WORK TO BE COMPLETED: Go through the listing and set it down exactly, leaving out its pictures.
━━━━━ SOURCE EXCERPT
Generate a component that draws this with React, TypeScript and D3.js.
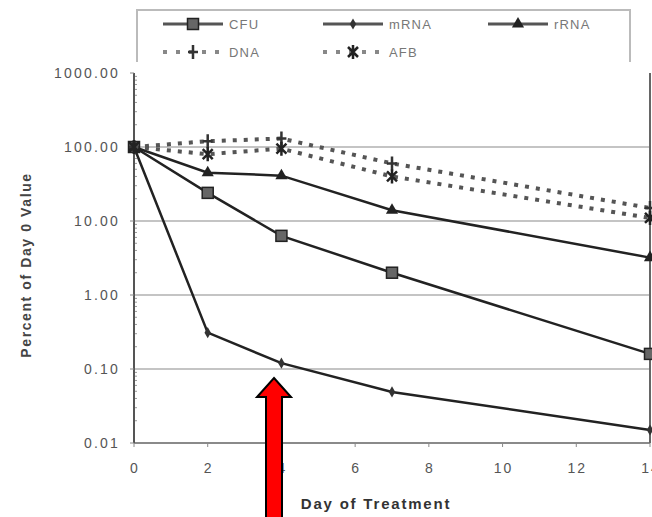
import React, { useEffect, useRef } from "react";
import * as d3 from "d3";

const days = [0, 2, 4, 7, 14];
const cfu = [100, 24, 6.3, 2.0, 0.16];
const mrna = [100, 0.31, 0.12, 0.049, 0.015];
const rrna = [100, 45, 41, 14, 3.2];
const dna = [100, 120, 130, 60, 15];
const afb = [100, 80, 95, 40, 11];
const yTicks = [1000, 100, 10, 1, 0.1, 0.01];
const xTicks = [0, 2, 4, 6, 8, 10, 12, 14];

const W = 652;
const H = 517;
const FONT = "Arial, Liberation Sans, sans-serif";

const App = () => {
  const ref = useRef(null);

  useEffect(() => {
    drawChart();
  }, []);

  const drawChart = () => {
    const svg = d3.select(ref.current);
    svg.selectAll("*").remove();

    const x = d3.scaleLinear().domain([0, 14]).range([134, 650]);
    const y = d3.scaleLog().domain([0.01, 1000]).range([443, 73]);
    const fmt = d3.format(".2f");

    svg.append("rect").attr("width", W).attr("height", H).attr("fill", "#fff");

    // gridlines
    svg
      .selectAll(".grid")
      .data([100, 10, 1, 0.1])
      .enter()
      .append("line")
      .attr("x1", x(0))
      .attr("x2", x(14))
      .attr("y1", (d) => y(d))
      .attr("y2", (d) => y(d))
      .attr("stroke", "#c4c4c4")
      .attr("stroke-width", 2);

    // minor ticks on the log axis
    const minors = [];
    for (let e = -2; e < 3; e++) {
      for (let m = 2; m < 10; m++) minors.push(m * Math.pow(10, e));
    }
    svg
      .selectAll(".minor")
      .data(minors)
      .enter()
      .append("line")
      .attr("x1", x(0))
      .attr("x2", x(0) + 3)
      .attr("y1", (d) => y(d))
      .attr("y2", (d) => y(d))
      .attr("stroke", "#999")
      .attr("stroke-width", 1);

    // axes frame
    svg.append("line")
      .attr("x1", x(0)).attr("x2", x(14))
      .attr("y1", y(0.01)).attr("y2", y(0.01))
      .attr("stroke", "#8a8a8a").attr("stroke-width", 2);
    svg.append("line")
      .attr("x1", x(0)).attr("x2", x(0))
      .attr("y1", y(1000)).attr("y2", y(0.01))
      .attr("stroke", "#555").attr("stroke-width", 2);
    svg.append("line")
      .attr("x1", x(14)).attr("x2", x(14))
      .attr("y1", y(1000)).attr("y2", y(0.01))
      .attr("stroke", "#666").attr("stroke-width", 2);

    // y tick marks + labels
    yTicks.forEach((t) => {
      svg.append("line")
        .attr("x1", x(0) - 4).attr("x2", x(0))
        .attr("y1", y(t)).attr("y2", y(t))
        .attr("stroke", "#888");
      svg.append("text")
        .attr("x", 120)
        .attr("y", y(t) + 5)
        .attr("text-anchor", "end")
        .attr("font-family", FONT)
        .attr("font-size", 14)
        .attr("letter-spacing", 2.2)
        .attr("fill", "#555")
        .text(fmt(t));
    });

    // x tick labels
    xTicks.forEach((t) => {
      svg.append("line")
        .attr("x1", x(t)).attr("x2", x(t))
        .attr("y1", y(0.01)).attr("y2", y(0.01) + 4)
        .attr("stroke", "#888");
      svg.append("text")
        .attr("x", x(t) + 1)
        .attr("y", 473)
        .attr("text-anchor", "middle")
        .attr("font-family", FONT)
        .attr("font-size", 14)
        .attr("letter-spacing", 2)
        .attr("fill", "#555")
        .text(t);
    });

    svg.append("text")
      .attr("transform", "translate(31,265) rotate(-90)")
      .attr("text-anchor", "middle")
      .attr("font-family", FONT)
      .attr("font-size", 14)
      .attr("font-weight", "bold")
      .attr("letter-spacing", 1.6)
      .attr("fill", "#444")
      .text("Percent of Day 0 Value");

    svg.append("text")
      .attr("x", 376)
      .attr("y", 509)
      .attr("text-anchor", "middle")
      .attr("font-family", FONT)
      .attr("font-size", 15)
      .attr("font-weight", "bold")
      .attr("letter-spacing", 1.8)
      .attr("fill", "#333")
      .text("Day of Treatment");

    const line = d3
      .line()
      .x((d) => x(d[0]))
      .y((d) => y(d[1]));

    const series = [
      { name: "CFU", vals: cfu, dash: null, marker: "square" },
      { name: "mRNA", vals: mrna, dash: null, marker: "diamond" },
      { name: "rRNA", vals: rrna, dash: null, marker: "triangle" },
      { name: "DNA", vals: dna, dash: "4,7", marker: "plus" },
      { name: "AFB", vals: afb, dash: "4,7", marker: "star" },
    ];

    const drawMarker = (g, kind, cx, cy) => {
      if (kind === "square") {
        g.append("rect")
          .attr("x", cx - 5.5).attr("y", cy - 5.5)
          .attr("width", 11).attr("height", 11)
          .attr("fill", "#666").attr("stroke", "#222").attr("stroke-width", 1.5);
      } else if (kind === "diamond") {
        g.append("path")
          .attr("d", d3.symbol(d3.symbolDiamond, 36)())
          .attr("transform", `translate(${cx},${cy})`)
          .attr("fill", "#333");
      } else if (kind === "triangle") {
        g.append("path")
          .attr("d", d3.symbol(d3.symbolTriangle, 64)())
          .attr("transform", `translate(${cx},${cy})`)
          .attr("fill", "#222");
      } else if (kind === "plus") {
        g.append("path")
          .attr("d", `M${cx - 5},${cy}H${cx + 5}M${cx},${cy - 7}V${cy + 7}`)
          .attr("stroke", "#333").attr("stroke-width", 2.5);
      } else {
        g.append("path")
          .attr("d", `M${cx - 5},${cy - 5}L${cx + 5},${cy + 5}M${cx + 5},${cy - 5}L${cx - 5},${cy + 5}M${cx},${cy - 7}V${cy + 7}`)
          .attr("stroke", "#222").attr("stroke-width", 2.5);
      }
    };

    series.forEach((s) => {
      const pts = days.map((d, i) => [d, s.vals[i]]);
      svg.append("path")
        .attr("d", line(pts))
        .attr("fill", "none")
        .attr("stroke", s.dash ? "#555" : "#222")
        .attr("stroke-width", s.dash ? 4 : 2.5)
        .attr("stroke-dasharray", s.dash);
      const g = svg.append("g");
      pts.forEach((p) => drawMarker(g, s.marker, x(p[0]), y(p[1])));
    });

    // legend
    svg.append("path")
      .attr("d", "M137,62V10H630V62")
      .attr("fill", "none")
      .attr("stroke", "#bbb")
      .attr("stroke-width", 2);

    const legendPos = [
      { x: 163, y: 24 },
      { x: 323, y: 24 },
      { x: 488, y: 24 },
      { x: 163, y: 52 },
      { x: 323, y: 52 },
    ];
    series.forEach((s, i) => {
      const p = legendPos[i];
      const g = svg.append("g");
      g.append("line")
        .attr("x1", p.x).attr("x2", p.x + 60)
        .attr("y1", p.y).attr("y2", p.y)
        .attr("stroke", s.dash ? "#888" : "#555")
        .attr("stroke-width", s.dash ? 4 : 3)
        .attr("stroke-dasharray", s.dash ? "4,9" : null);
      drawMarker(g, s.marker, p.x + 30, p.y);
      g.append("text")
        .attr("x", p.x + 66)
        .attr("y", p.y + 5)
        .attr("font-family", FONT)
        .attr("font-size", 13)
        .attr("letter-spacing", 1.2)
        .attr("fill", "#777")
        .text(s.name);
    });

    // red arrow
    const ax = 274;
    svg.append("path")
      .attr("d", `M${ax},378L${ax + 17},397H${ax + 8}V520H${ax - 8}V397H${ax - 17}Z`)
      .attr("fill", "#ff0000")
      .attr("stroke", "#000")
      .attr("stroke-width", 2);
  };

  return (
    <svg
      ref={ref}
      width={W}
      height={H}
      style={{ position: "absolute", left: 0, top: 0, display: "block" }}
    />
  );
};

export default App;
━━━━━━━━━━
RESPONSE:
Generate a component that draws this with React, TypeScript and D3.js.
import React, { useEffect, useRef } from "react";
import * as d3 from "d3";

const days = [0, 2, 4, 7, 14];
const cfu = [100, 24, 6.3, 2.0, 0.16];
const mrna = [100, 0.31, 0.12, 0.049, 0.015];
const rrna = [100, 45, 41, 14, 3.2];
const dna = [100, 120, 130, 60, 15];
const afb = [100, 80, 95, 40, 11];
const yTicks = [1000, 100, 10, 1, 0.1, 0.01];
const xTicks = [0, 2, 4, 6, 8, 10, 12, 14];

const W = 652;
const H = 517;
const FONT = "Arial, Liberation Sans, sans-serif";

const App = () => {
  const ref = useRef(null);

  useEffect(() => {
    drawChart();
  }, []);

  const drawChart = () => {
    const svg = d3.select(ref.current);
    svg.selectAll("*").remove();

    const x = d3.scaleLinear().domain([0, 14]).range([134, 650]);
    const y = d3.scaleLog().domain([0.01, 1000]).range([443, 73]);
    const fmt = d3.format(".2f");

    svg.append("rect").attr("width", W).attr("height", H).attr("fill", "#fff");

    // gridlines
    svg
      .selectAll(".grid")
      .data([100, 10, 1, 0.1])
      .enter()
      .append("line")
      .attr("x1", x(0))
      .attr("x2", x(14))
      .attr("y1", (d) => y(d))
      .attr("y2", (d) => y(d))
      .attr("stroke", "#c4c4c4")
      .attr("stroke-width", 2);

    // minor ticks on the log axis
    const minors = [];
    for (let e = -2; e < 3; e++) {
      for (let m = 2; m < 10; m++) minors.push(m * Math.pow(10, e));
    }
    svg
      .selectAll(".minor")
      .data(minors)
      .enter()
      .append("line")
      .attr("x1", x(0))
      .attr("x2", x(0) + 3)
      .attr("y1", (d) => y(d))
      .attr("y2", (d) => y(d))
      .attr("stroke", "#999")
      .attr("stroke-width", 1);

    // axes frame
    svg.append("line")
      .attr("x1", x(0)).attr("x2", x(14))
      .attr("y1", y(0.01)).attr("y2", y(0.01))
      .attr("stroke", "#8a8a8a").attr("stroke-width", 2);
    svg.append("line")
      .attr("x1", x(0)).attr("x2", x(0))
      .attr("y1", y(1000)).attr("y2", y(0.01))
      .attr("stroke", "#555").attr("stroke-width", 2);
    svg.append("line")
      .attr("x1", x(14)).attr("x2", x(14))
      .attr("y1", y(1000)).attr("y2", y(0.01))
      .attr("stroke", "#666").attr("stroke-width", 2);

    // y tick marks + labels
    yTicks.forEach((t) => {
      svg.append("line")
        .attr("x1", x(0) - 4).attr("x2", x(0))
        .attr("y1", y(t)).attr("y2", y(t))
        .attr("stroke", "#888");
      svg.append("text")
        .attr("x", 120)
        .attr("y", y(t) + 5)
        .attr("text-anchor", "end")
        .attr("font-family", FONT)
        .attr("font-size", 14)
        .attr("letter-spacing", 2.2)
        .attr("fill", "#555")
        .text(fmt(t));
    });

    // x tick labels
    xTicks.forEach((t) => {
      svg.append("line")
        .attr("x1", x(t)).attr("x2", x(t))
        .attr("y1", y(0.01)).attr("y2", y(0.01) + 4)
        .attr("stroke", "#888");
      svg.append("text")
        .attr("x", x(t) + 1)
        .attr("y", 473)
        .attr("text-anchor", "middle")
        .attr("font-family", FONT)
        .attr("font-size", 14)
        .attr("letter-spacing", 2)
        .attr("fill", "#555")
        .text(t);
    });

    svg.append("text")
      .attr("transform", "translate(31,265) rotate(-90)")
      .attr("text-anchor", "middle")
      .attr("font-family", FONT)
      .attr("font-size", 14)
      .attr("font-weight", "bold")
      .attr("letter-spacing", 1.6)
      .attr("fill", "#444")
      .text("Percent of Day 0 Value");

    svg.append("text")
      .attr("x", 376)
      .attr("y", 509)
      .attr("text-anchor", "middle")
      .attr("font-family", FONT)
      .attr("font-size", 15)
      .attr("font-weight", "bold")
      .attr("letter-spacing", 1.8)
      .attr("fill", "#333")
      .text("Day of Treatment");

    const line = d3
      .line()
      .x((d) => x(d[0]))
      .y((d) => y(d[1]));

    const series = [
      { name: "CFU", vals: cfu, dash: null, marker: "square" },
      { name: "mRNA", vals: mrna, dash: null, marker: "diamond" },
      { name: "rRNA", vals: rrna, dash: null, marker: "triangle" },
      { name: "DNA", vals: dna, dash: "4,7", marker: "plus" },
      { name: "AFB", vals: afb, dash: "4,7", marker: "star" },
    ];

    const drawMarker = (g, kind, cx, cy) => {
      if (kind === "square") {
        g.append("rect")
          .attr("x", cx - 5.5).attr("y", cy - 5.5)
          .attr("width", 11).attr("height", 11)
          .attr("fill", "#666").attr("stroke", "#222").attr("stroke-width", 1.5);
      } else if (kind === "diamond") {
        g.append("path")
          .attr("d", d3.symbol(d3.symbolDiamond, 36)())
          .attr("transform", `translate(${cx},${cy})`)
          .attr("fill", "#333");
      } else if (kind === "triangle") {
        g.append("path")
          .attr("d", d3.symbol(d3.symbolTriangle, 64)())
          .attr("transform", `translate(${cx},${cy})`)
          .attr("fill", "#222");
      } else if (kind === "plus") {
        g.append("path")
          .attr("d", `M${cx - 5},${cy}H${cx + 5}M${cx},${cy - 7}V${cy + 7}`)
          .attr("stroke", "#333").attr("stroke-width", 2.5);
      } else {
        g.append("path")
          .attr("d", `M${cx - 5},${cy - 5}L${cx + 5},${cy + 5}M${cx + 5},${cy - 5}L${cx - 5},${cy + 5}M${cx},${cy - 7}V${cy + 7}`)
          .attr("stroke", "#222").attr("stroke-width", 2.5);
      }
    };

    series.forEach((s) => {
      const pts = days.map((d, i) => [d, s.vals[i]]);
      svg.append("path")
        .attr("d", line(pts))
        .attr("fill", "none")
        .attr("stroke", s.dash ? "#555" : "#222")
        .attr("stroke-width", s.dash ? 4 : 2.5)
        .attr("stroke-dasharray", s.dash);
      const g = svg.append("g");
      pts.forEach((p) => drawMarker(g, s.marker, x(p[0]), y(p[1])));
    });

    // legend
    svg.append("path")
      .attr("d", "M137,62V10H630V62")
      .attr("fill", "none")
      .attr("stroke", "#bbb")
      .attr("stroke-width", 2);

    const legendPos = [
      { x: 163, y: 24 },
      { x: 323, y: 24 },
      { x: 488, y: 24 },
      { x: 163, y: 52 },
      { x: 323, y: 52 },
    ];
    series.forEach((s, i) => {
      const p = legendPos[i];
      const g = svg.append("g");
      g.append("line")
        .attr("x1", p.x).attr("x2", p.x + 60)
        .attr("y1", p.y).attr("y2", p.y)
        .attr("stroke", s.dash ? "#888" : "#555")
        .attr("stroke-width", s.dash ? 4 : 3)
        .attr("stroke-dasharray", s.dash ? "4,9" : null);
      drawMarker(g, s.marker, p.x + 30, p.y);
      g.append("text")
        .attr("x", p.x + 66)
        .attr("y", p.y + 5)
        .attr("font-family", FONT)
        .attr("font-size", 13)
        .attr("letter-spacing", 1.2)
        .attr("fill", "#777")
        .text(s.name);
    });

    // red arrow
    const ax = 274;
    svg.append("path")
      .attr("d", `M${ax},378L${ax + 17},397H${ax + 8}V520H${ax - 8}V397H${ax - 17}Z`)
      .attr("fill", "#ff0000")
      .attr("stroke", "#000")
      .attr("stroke-width", 2);
  };

  return (
    <svg
      ref={ref}
      width={W}
      height={H}
      style={{ position: "absolute", left: 0, top: 0, display: "block" }}
    />
  );
};

export default App;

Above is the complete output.